# Start of Data shown
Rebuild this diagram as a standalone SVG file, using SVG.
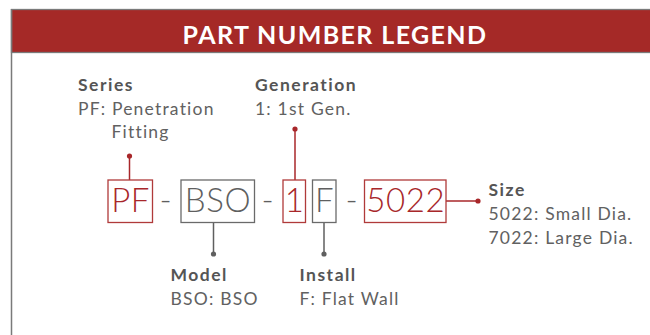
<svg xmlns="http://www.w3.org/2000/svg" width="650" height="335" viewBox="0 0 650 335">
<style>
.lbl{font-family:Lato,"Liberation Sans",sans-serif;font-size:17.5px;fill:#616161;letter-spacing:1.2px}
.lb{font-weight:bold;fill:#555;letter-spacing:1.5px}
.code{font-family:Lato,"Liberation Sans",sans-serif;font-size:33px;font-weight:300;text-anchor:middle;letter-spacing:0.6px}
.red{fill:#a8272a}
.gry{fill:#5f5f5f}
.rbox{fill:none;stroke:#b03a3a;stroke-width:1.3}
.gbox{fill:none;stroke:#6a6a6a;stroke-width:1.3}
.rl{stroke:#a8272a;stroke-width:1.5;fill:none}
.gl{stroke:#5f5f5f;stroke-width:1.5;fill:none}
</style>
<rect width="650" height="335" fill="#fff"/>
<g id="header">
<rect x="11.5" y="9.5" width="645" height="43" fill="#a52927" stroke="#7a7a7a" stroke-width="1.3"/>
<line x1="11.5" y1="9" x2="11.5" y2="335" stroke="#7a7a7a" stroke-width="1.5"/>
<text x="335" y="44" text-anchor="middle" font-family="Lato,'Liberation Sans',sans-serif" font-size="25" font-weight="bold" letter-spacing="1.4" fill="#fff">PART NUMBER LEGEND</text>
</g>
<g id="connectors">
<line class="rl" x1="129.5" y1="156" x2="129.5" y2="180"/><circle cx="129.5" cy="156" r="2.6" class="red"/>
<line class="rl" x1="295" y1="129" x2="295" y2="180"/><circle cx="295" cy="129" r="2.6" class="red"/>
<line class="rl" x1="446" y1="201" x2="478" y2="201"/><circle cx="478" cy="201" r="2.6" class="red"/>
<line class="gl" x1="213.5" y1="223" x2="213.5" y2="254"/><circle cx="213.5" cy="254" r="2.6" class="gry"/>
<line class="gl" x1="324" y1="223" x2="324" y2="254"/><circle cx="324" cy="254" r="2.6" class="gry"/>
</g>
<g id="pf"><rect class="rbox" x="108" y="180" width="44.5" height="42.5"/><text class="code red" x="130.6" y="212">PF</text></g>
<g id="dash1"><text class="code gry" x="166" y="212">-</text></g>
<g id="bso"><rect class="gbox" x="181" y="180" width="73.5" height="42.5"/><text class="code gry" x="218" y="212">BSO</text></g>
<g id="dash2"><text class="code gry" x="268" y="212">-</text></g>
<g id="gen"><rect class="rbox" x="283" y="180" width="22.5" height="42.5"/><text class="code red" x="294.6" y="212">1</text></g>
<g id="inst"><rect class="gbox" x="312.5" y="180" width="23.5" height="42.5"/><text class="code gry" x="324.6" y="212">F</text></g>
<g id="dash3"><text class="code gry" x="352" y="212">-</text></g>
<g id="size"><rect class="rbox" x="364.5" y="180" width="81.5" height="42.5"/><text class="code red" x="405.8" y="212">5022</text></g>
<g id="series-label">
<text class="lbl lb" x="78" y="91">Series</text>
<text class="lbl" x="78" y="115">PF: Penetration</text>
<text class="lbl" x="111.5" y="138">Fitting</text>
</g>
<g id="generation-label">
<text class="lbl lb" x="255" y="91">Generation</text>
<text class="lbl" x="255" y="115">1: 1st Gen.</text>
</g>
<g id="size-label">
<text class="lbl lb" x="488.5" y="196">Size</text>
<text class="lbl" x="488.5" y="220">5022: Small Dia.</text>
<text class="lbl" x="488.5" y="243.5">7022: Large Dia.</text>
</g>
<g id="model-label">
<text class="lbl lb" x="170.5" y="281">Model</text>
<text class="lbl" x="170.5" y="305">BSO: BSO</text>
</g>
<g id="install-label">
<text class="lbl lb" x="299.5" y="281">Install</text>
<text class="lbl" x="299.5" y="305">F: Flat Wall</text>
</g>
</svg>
# End of Data shown
Transcribe the material as is, with images omitted.

Rebuild this diagram as a standalone SVG file, using SVG.
<svg xmlns="http://www.w3.org/2000/svg" width="650" height="335" viewBox="0 0 650 335">
<style>
.lbl{font-family:Lato,"Liberation Sans",sans-serif;font-size:17.5px;fill:#616161;letter-spacing:1.2px}
.lb{font-weight:bold;fill:#555;letter-spacing:1.5px}
.code{font-family:Lato,"Liberation Sans",sans-serif;font-size:33px;font-weight:300;text-anchor:middle;letter-spacing:0.6px}
.red{fill:#a8272a}
.gry{fill:#5f5f5f}
.rbox{fill:none;stroke:#b03a3a;stroke-width:1.3}
.gbox{fill:none;stroke:#6a6a6a;stroke-width:1.3}
.rl{stroke:#a8272a;stroke-width:1.5;fill:none}
.gl{stroke:#5f5f5f;stroke-width:1.5;fill:none}
</style>
<rect width="650" height="335" fill="#fff"/>
<g id="header">
<rect x="11.5" y="9.5" width="645" height="43" fill="#a52927" stroke="#7a7a7a" stroke-width="1.3"/>
<line x1="11.5" y1="9" x2="11.5" y2="335" stroke="#7a7a7a" stroke-width="1.5"/>
<text x="335" y="44" text-anchor="middle" font-family="Lato,'Liberation Sans',sans-serif" font-size="25" font-weight="bold" letter-spacing="1.4" fill="#fff">PART NUMBER LEGEND</text>
</g>
<g id="connectors">
<line class="rl" x1="129.5" y1="156" x2="129.5" y2="180"/><circle cx="129.5" cy="156" r="2.6" class="red"/>
<line class="rl" x1="295" y1="129" x2="295" y2="180"/><circle cx="295" cy="129" r="2.6" class="red"/>
<line class="rl" x1="446" y1="201" x2="478" y2="201"/><circle cx="478" cy="201" r="2.6" class="red"/>
<line class="gl" x1="213.5" y1="223" x2="213.5" y2="254"/><circle cx="213.5" cy="254" r="2.6" class="gry"/>
<line class="gl" x1="324" y1="223" x2="324" y2="254"/><circle cx="324" cy="254" r="2.6" class="gry"/>
</g>
<g id="pf"><rect class="rbox" x="108" y="180" width="44.5" height="42.5"/><text class="code red" x="130.6" y="212">PF</text></g>
<g id="dash1"><text class="code gry" x="166" y="212">-</text></g>
<g id="bso"><rect class="gbox" x="181" y="180" width="73.5" height="42.5"/><text class="code gry" x="218" y="212">BSO</text></g>
<g id="dash2"><text class="code gry" x="268" y="212">-</text></g>
<g id="gen"><rect class="rbox" x="283" y="180" width="22.5" height="42.5"/><text class="code red" x="294.6" y="212">1</text></g>
<g id="inst"><rect class="gbox" x="312.5" y="180" width="23.5" height="42.5"/><text class="code gry" x="324.6" y="212">F</text></g>
<g id="dash3"><text class="code gry" x="352" y="212">-</text></g>
<g id="size"><rect class="rbox" x="364.5" y="180" width="81.5" height="42.5"/><text class="code red" x="405.8" y="212">5022</text></g>
<g id="series-label">
<text class="lbl lb" x="78" y="91">Series</text>
<text class="lbl" x="78" y="115">PF: Penetration</text>
<text class="lbl" x="111.5" y="138">Fitting</text>
</g>
<g id="generation-label">
<text class="lbl lb" x="255" y="91">Generation</text>
<text class="lbl" x="255" y="115">1: 1st Gen.</text>
</g>
<g id="size-label">
<text class="lbl lb" x="488.5" y="196">Size</text>
<text class="lbl" x="488.5" y="220">5022: Small Dia.</text>
<text class="lbl" x="488.5" y="243.5">7022: Large Dia.</text>
</g>
<g id="model-label">
<text class="lbl lb" x="170.5" y="281">Model</text>
<text class="lbl" x="170.5" y="305">BSO: BSO</text>
</g>
<g id="install-label">
<text class="lbl lb" x="299.5" y="281">Install</text>
<text class="lbl" x="299.5" y="305">F: Flat Wall</text>
</g>
</svg>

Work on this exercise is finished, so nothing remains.